Dark comedy is a unique brand of humor that navigates a tight balance between compelling noir and biting humor. Finding that sweet spot in creating material that mocks the taboo while still being serious is as difficult as it gets and its a reason that many dark comedies exist, but only a few really succeed.
A Simple Favor is thus fortunate to find itself in the category of dark comedy success stories; while it’s not in the same league as classics like Fargo, Pulp Fiction and even American Psycho, A Simple Favor offers an amusingly twisted good time that will surely make for an enjoyable outing.

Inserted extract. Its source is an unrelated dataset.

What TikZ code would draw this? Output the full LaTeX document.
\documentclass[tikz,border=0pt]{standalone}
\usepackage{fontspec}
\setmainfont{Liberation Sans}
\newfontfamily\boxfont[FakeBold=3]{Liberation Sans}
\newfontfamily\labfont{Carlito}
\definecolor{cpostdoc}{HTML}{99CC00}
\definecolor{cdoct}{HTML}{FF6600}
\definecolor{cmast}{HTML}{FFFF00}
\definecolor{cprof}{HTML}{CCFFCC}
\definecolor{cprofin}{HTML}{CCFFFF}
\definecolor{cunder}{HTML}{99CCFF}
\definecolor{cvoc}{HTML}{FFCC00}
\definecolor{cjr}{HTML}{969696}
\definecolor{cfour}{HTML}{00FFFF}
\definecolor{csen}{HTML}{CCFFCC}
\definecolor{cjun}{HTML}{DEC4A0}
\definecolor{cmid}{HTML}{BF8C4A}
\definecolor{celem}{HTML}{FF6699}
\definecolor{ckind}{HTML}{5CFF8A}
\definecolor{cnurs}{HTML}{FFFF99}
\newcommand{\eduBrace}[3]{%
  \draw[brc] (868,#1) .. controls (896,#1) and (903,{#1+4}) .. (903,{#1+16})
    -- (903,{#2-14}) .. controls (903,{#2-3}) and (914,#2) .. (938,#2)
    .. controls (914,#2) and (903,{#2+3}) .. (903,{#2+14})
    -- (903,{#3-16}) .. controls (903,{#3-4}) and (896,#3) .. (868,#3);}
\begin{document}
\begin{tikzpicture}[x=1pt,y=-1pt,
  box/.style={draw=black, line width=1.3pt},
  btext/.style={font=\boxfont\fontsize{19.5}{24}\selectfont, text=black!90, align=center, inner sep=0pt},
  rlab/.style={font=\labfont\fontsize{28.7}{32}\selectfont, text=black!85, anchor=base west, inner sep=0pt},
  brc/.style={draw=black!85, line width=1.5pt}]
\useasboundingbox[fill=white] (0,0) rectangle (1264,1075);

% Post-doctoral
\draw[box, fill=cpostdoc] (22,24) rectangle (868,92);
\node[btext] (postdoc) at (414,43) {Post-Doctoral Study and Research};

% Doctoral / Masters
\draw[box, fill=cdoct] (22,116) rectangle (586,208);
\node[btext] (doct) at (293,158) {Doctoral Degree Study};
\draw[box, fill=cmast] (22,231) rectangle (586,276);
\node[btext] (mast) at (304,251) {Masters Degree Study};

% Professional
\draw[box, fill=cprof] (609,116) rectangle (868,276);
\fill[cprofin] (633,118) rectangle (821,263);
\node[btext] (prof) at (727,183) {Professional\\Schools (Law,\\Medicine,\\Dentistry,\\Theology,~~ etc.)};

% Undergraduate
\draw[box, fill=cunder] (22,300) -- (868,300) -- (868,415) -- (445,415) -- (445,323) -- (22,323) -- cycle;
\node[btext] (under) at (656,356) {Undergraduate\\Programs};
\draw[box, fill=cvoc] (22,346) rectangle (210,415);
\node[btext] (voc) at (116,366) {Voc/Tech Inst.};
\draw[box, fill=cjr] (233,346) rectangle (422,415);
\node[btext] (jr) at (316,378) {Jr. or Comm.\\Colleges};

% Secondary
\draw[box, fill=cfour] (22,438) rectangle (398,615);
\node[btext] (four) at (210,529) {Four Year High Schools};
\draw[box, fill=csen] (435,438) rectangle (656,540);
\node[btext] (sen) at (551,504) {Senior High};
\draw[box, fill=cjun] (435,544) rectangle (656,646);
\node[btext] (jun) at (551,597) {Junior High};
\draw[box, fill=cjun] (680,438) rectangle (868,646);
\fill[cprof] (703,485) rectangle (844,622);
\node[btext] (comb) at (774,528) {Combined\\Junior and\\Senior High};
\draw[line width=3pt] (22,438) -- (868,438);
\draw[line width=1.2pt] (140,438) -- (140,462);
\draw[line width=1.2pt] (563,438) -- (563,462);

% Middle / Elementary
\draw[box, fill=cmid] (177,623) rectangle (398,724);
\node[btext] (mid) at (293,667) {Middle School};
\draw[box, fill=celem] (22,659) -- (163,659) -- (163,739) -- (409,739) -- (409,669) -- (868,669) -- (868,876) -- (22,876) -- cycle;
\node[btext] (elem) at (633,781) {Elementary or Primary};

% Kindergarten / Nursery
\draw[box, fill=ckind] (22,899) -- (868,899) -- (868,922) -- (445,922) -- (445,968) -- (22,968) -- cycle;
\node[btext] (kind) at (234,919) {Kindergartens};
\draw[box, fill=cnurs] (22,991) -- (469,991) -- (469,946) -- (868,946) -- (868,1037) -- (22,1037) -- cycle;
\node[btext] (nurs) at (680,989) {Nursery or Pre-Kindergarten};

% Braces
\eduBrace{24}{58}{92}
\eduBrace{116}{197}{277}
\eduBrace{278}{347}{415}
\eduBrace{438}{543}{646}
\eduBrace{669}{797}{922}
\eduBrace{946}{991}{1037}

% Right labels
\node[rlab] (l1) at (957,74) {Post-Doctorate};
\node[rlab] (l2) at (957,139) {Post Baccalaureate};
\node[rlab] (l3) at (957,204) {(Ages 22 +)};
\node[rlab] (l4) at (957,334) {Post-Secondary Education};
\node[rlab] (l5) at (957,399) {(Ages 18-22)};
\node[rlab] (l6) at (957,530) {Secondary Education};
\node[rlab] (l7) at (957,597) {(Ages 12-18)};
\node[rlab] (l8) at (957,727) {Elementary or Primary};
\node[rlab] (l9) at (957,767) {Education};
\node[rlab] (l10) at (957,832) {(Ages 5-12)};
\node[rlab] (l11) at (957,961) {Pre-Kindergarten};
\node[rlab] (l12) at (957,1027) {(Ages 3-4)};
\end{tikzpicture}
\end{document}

When spunky but insecure single mom Stephanie Smothers (Anna Kendrick) befriends the confident, sophisticated and crude Emily Nelson (Blake Lively), motivations and backgrounds are immediately questioned. How could these totally different people become friends? But when Emily mysteriously disappears, the only person who can begin to discover the truth is the ever resourceful Stephanie.

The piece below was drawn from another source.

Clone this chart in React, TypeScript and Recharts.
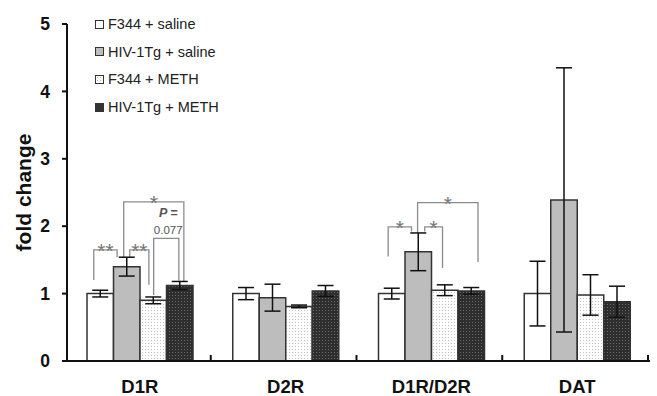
import React from "react";
import { BarChart, Bar, XAxis, YAxis, ErrorBar, Customized } from "recharts";

const categories = ["D1R", "D2R", "D1R/D2R", "DAT"];
const f344Saline = [1.0, 1.0, 1.0, 1.0];
const f344SalineErr = [0.05, 0.09, 0.08, 0.48];
const hivSaline = [1.4, 0.94, 1.62, 2.39];
const hivSalineErr = [0.14, 0.2, 0.28, 1.96];
const f344Meth = [0.9, 0.81, 1.05, 0.98];
const f344MethErr = [0.05, 0.02, 0.08, 0.3];
const hivMeth = [1.12, 1.04, 1.04, 0.88];
const hivMethErr = [0.06, 0.08, 0.05, 0.23];
const yTicks = [0, 1, 2, 3, 4, 5];

const seriesNames = ["F344 + saline", "HIV-1Tg + saline", "F344 + METH", "HIV-1Tg + METH"];

// significance brackets: x in bar widths from the group's left edge, y in fold change
const brackets = [
  { cat: 0, x1: 0.26, x2: 1.14, top: 1.65, b1: 1.2, b2: 1.54, label: "**" },
  { cat: 0, x1: 1.62, x2: 2.34, top: 1.65, b1: 1.54, b2: 1.13, label: "**" },
  { cat: 0, x1: 1.39, x2: 3.66, top: 2.36, b1: 1.54, b2: 1.18, label: "*" },
  { cat: 0, x1: 2.52, x2: 3.47, top: 1.82, b1: 0.98, b2: 1.19, label: "p" },
  { cat: 2, x1: 0.37, x2: 1.25, top: 1.99, b1: 1.55, b2: 1.92, label: "*" },
  { cat: 2, x1: 1.75, x2: 2.42, top: 1.99, b1: 1.92, b2: 1.38, label: "*" },
  { cat: 2, x1: 1.48, x2: 3.76, top: 2.35, b1: 1.9, b2: 1.47, label: "*" },
];

const data = categories.map((name, i) => ({
  name,
  a: f344Saline[i],
  aErr: f344SalineErr[i],
  b: hivSaline[i],
  bErr: hivSalineErr[i],
  c: f344Meth[i],
  cErr: f344MethErr[i],
  d: hivMeth[i],
  dErr: hivMethErr[i],
}));

const W = 657;
const H = 396;
const LEFT = 67;
const TOP = 24;
const RIGHT = 7;
const XAXIS_H = 35;
const PLOT_W = W - LEFT - RIGHT;
const PLOT_H = H - TOP - XAXIS_H;
const BAR_W = 26.5;
const FONT = "'Liberation Sans', Arial, sans-serif";
const GRAY = "#8c8c8c";

const yPx = (v: number) => TOP + PLOT_H * (1 - v / 5);
const band = PLOT_W / categories.length;

const Overlay = () => {
  return (
    <g>
      {categories.map((_, i) => {
        const x = LEFT + band * (i + 1) - 2;
        return <line key={i} x1={x} x2={x} y1={TOP + PLOT_H} y2={TOP + PLOT_H - 6} stroke="#111" strokeWidth={2} />;
      })}
      {brackets.map((br, i) => {
        const start = LEFT + band * br.cat + band / 2 - BAR_W * 2;
        const x1 = start + br.x1 * BAR_W;
        const x2 = start + br.x2 * BAR_W;
        const yt = yPx(br.top);
        const mid = (x1 + x2) / 2;
        return (
          <g key={i}>
            <polyline
              points={`${x1},${yPx(br.b1)} ${x1},${yt} ${x2},${yt} ${x2},${yPx(br.b2)}`}
              fill="none"
              stroke={GRAY}
              strokeWidth={1.3}
            />
            {br.label === "p" ? (
              <g fontFamily={FONT} fill="#555" textAnchor="middle">
                <text x={mid + 2} y={yt - 21} fontSize={12.5} fontWeight="bold" fontStyle="italic">
                  P =
                </text>
                <text x={mid + 2} y={yt - 4} fontSize={11.5}>
                  0.077
                </text>
              </g>
            ) : (
              <text x={mid} y={yt + 8} fontFamily={FONT} fontSize={21} fill="#777" textAnchor="middle">
                {br.label}
              </text>
            )}
          </g>
        );
      })}
      <text
        x={0}
        y={0}
        transform={`translate(31, ${TOP + PLOT_H / 2}) rotate(-90)`}
        textAnchor="middle"
        fontFamily={FONT}
        fontSize={21}
        fontWeight="bold"
        fill="#111"
      >
        fold change
      </text>
    </g>
  );
};

const swatch = (i: number): React.CSSProperties => {
  const base: React.CSSProperties = {
    width: 7,
    height: 7,
    border: "1px solid #333",
    marginRight: 4,
    flex: "none",
  };
  if (i === 0) return { ...base, background: "#fff" };
  if (i === 1) return { ...base, background: "#bdbdbd" };
  if (i === 2)
    return { ...base, background: "#fff", backgroundImage: "radial-gradient(#bbb 0.6px, transparent 0.8px)", backgroundSize: "3px 3px" };
  return { ...base, background: "#333" };
};

const LegendBox = () => (
  <div style={{ position: "absolute", left: 95, top: 0, fontFamily: FONT, fontSize: 14.5, color: "#222" }}>
    {seriesNames.map((n, i) => (
      <div
        key={n}
        style={{ position: "absolute", top: 15 + i * 27.7, height: 18, display: "flex", alignItems: "center", whiteSpace: "nowrap" }}
      >
        <div style={swatch(i)} />
        <span>{n}</span>
      </div>
    ))}
  </div>
);

export default function App() {
  return (
    <div style={{ position: "absolute", left: 0, top: 0, width: W, height: H, background: "#fff" }}>
      <BarChart
        width={W}
        height={H}
        data={data}
        margin={{ top: TOP, right: RIGHT, bottom: 0, left: 0 }}
        barSize={BAR_W}
        barGap={0}
      >
        <defs>
          <pattern id="lightDots" width="3" height="3" patternUnits="userSpaceOnUse">
            <rect width="3" height="3" fill="#fdfdfd" />
            <rect x="1" y="1" width="1" height="1" fill="#c4c4c4" />
          </pattern>
          <pattern id="darkDots" width="3" height="3" patternUnits="userSpaceOnUse">
            <rect width="3" height="3" fill="#2e2e2e" />
            <rect x="1" y="1" width="1" height="1" fill="#6a6a6a" />
          </pattern>
        </defs>
        <XAxis
          dataKey="name"
          height={XAXIS_H}
          tickLine={false}
          tickSize={6}
          tickMargin={13}
          axisLine={{ stroke: "#111", strokeWidth: 2 }}
          tick={{ fontFamily: FONT, fontSize: 18.5, fontWeight: "bold", fill: "#111" }}
          interval={0}
        />
        <YAxis
          width={LEFT}
          domain={[0, 5]}
          ticks={yTicks}
          tickSize={5}
          tickMargin={12}
          axisLine={{ stroke: "#111", strokeWidth: 2 }}
          tickLine={{ stroke: "#111", strokeWidth: 2 }}
          tick={{ fontFamily: FONT, fontSize: 17.5, fontWeight: "bold", fill: "#111" }}
        />
        <Bar dataKey="a" fill="#ffffff" stroke="#333" strokeWidth={1.5} isAnimationActive={false}>
          <ErrorBar dataKey="aErr" width={8} stroke="#111" strokeWidth={1.5} />
        </Bar>
        <Bar dataKey="b" fill="#bdbdbd" stroke="#333" strokeWidth={1.5} isAnimationActive={false}>
          <ErrorBar dataKey="bErr" width={8} stroke="#111" strokeWidth={1.5} />
        </Bar>
        <Bar dataKey="c" fill="url(#lightDots)" stroke="#333" strokeWidth={1.5} isAnimationActive={false}>
          <ErrorBar dataKey="cErr" width={8} stroke="#111" strokeWidth={1.5} />
        </Bar>
        <Bar dataKey="d" fill="url(#darkDots)" stroke="#333" strokeWidth={1.5} isAnimationActive={false}>
          <ErrorBar dataKey="dErr" width={8} stroke="#111" strokeWidth={1.5} />
        </Bar>
        <Customized component={<Overlay />} />
      </BarChart>
      <LegendBox />
    </div>
  );
}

ANNA KENDRICK & BLAKE LIVELY MELD MYSTERY AND COMEDY IN THIS DELIGHTFUL DARK COMEDY
Directed by Paul Feig (Bridesmaids, Ghostbusters ) and based on the 2017 novel of the same name by Darcey Bell, A Simple Favor like the most successful black comedies works because of its clever satire and charming lead performances. In mixing together humor with a murder mystery stars Anna Kendrick and Blake Lively bring to the screen intriguing personalities that compliment the amusing and speculative story. As we laugh, question and feel uncertain of motives, the film continues to hold our attention and entertain.
Melding mature subject matter and comedy is tricky, and indeed at times in the movie it is inconsistent; the film becomes noticeably more serious towards the end before its conclusion resorts to out of place slapstick material. Still, for the most part, Feig makes it work and the dynamic leads definitely deliver.

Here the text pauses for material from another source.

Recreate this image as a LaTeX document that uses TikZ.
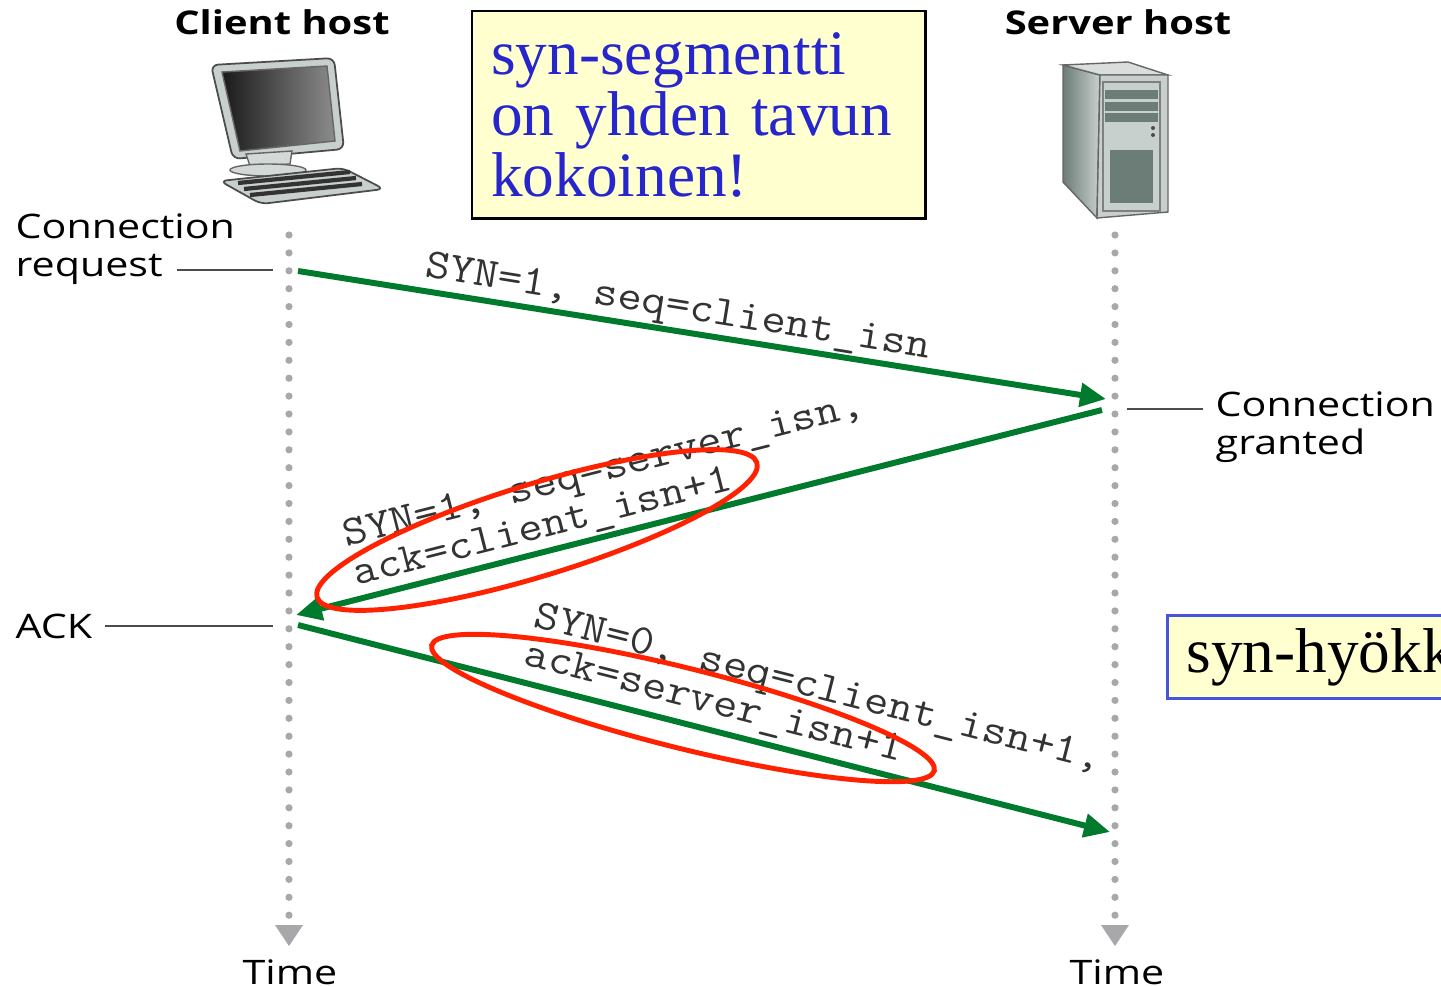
\documentclass[tikz,border=0pt]{standalone}
\usepackage{fontspec}
\setmainfont{Liberation Serif}
\newfontfamily\hostfont[FakeStretch=1.22]{Open Sans}
\newfontfamily\pktfont[FakeStretch=1.12]{Latin Modern Mono}
\usetikzlibrary{arrows.meta}

\definecolor{msggreen}{RGB}{0,122,45}
\definecolor{ovalred}{RGB}{255,34,0}
\definecolor{notebg}{RGB}{255,255,208}
\definecolor{noteblue}{RGB}{38,38,204}
\definecolor{notefrm}{RGB}{70,85,220}
\definecolor{dotgray}{RGB}{168,168,170}
\definecolor{silver}{RGB}{200,208,205}
\definecolor{slate}{RGB}{108,124,118}

\begin{document}
\begin{tikzpicture}[x=0.01cm, y=-0.01cm,
    host/.style={font=\hostfont\bfseries\fontsize{9.3}{11}\selectfont, inner sep=0pt},
    lbl/.style={font=\hostfont\fontsize{9.6}{10.8}\selectfont, align=left,
      anchor=west, inner sep=0pt},
    tick/.style={draw=black!70, line width=0.5pt},
    msg/.style={draw=msggreen, line width=1.7pt,
      -{Triangle[length=2.6mm, width=2.3mm]}},
    pkt/.style={font=\pktfont\fontsize{12}{11.4}\selectfont, text=black!80,
      align=left, inner sep=0pt},
    oval/.style={draw=ovalred, line width=1.4pt},
    note/.style={draw, fill=notebg, anchor=north west, align=left,
      inner xsep=0.19cm, font=\fontsize{18}{17.3}\selectfont}
  ]
  \useasboundingbox (0,0) rectangle (1441,987);
  \clip (0,0) rectangle (1441,987);
  \fill[white] (0,0) rectangle (1441,987);

  % hosts
  \node[host] (chost) at (282,22) {Client host};
  \node[host] (shost) at (1118,22) {Server host};

  % client pc
  \filldraw[draw=black!70, fill=silver, line width=0.5pt, rounded corners=2]
    (211,65) -- (334,58) -- (344,149) -- (233,159) -- cycle;
  \shade[left color=black!90, right color=black!45, draw=black!60]
    (222,72) -- (327,66) -- (335,141) -- (240,151) -- cycle;
  \filldraw[draw=black!60, fill=silver!80, line width=0.4pt]
    (246,154) -- (292,151) -- (290,164) -- (250,166) -- cycle;
  \filldraw[draw=black!60, fill=silver!80, line width=0.4pt]
    (268,170) ellipse (38 and 6);
  \filldraw[draw=black!70, fill=silver, line width=0.5pt, rounded corners=2]
    (220,181) -- (343,168) -- (384,189) -- (261,204) -- cycle;
  \foreach \d in {0,6,12}
    \draw[black!80, line width=1.2pt] (238+\d,183+\d) -- (350+\d,172+\d);

  % server tower
  \shade[left color=slate, right color=silver, draw=black!60]
    (1063,65) -- (1100,75) -- (1097,218) -- (1063,182) -- cycle;
  \filldraw[draw=black!60, fill=silver!70]
    (1063,65) -- (1128,62) -- (1168,75) -- (1100,75) -- cycle;
  \filldraw[draw=black!60, fill=silver]
    (1100,75) -- (1168,75) -- (1168,212) -- (1097,218) -- cycle;
  \draw[black!50] (1103,82) rectangle (1160,211);
  \foreach \yb in {90,102,113}
    \fill[slate] (1105,\yb) rectangle (1158,\yb+9);
  \fill[black!70] (1153,128) circle[radius=0.2mm] (1153,135) circle[radius=0.2mm];
  \fill[slate] (1110,150) rectangle (1153,203);

  % notes
  \node[note, text=noteblue, minimum width=4.53cm, minimum height=2.07cm,
    text width=4.15cm, line width=0.7pt] (segnote) at (471,10)
    {syn-segmentti\\on yhden tavun\\kokoinen!};
  \node[note, draw=notefrm, text=black, minimum height=0.83cm,
    text width=4cm, line width=0.8pt] (atknote) at (1166,614) {syn-hyökk};

  % time lines
  \foreach \k in {0,...,38} {
    \fill[dotgray] (289,235+17.9*\k) circle[radius=0.36mm];
    \fill[dotgray] (1115,235+17.9*\k) circle[radius=0.36mm];
  }
  \fill[dotgray] (275,925) -- (303,925) -- (289,946) -- cycle;
  \fill[dotgray] (1101,925) -- (1129,925) -- (1115,946) -- cycle;
  \node[lbl, anchor=center] (ctime) at (290,972) {Time};
  \node[lbl, anchor=center] (stime) at (1117,972) {Time};

  % events
  \node[lbl] (req) at (15,249) {Connection\\request};
  \node[lbl] (grant) at (1215,427) {Connection\\granted};
  \node[lbl] (ack) at (15,626) {ACK};
  \coordinate (reqa) at (177,270);
  \coordinate (reqb) at (273,270);
  \coordinate (granta) at (1127,409);
  \coordinate (grantb) at (1203,409);
  \coordinate (acka) at (105,626);
  \coordinate (ackb) at (273,626);
  \draw[tick] (reqa) -- (reqb);
  \draw[tick] (granta) -- (grantb);
  \draw[tick] (acka) -- (ackb);

  % segments
  \coordinate (c1) at (298,271);
  \coordinate (s1) at (1106,399);
  \coordinate (s2) at (1102,410);
  \coordinate (c2) at (296,615);
  \coordinate (c3) at (298,625);
  \coordinate (s3) at (1110,832);
  \draw[msg] (c1) -- (s1);
  \draw[msg] (s2) -- (c2);
  \draw[msg] (c3) -- (s3);

  \node[pkt, rotate=-9.15] (synlbl) at (678,309) {SYN=1, seq=client\_isn};
  \node[pkt, rotate=14.3] (synacklbl) at (609,491)
    {SYN=1, seq=server\_isn,\\ack=client\_isn+1};
  \node[pkt, rotate=-14.3] (acklbl) at (813,709)
    {SYN=0, seq=client\_isn+1,\\ack=server\_isn+1};

  % red marks
  \draw[oval, rotate around={17:(537,530)}] (537,530) ellipse (230 and 46);
  \draw[oval, rotate around={-14:(683,708)}] (683,708) ellipse (259 and 40);
\end{tikzpicture}
\end{document}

Anna Kendrick is a delight as the annoyingly lovable Stephanie, who quickly shows herself to be an effective amateur sleuth, while Blake Lively really shines as the volatile and unpredictable Emily. Exuding confidence, sexiness and a captivating air of mystery her Emily is a fascinating personification that keeps us guessing until the very end.
Though not hysterically funny or overly thought-provoking, A Simple Favor has fun with its premise and provides just enough guesswork and twists to keep us invested. Many other dark comedies however often provide subtle commentaries on the nature of the criminal ( Fargo’s complex characters all have their own selfish motivations for instance), and while it is somewhat explored here it never quite reaches the levels of sophistication of the Coen Brothers or Quentin Tarantino.
But ultimately this is a fun escapist work of cinema, that succeeds in creating laughter, mystery, and intrigue; it’s a tough task indeed to create humor from what should be humorless but with its commendable cast and alluring narrative A Simple Favor earns its place in the pantheon of good black comedies. It is doubtful that it will be remembered in the long run like some of the other heavyweights previously mentioned, but its ability to bring entertainment to the theatre is more than enough to recommend it.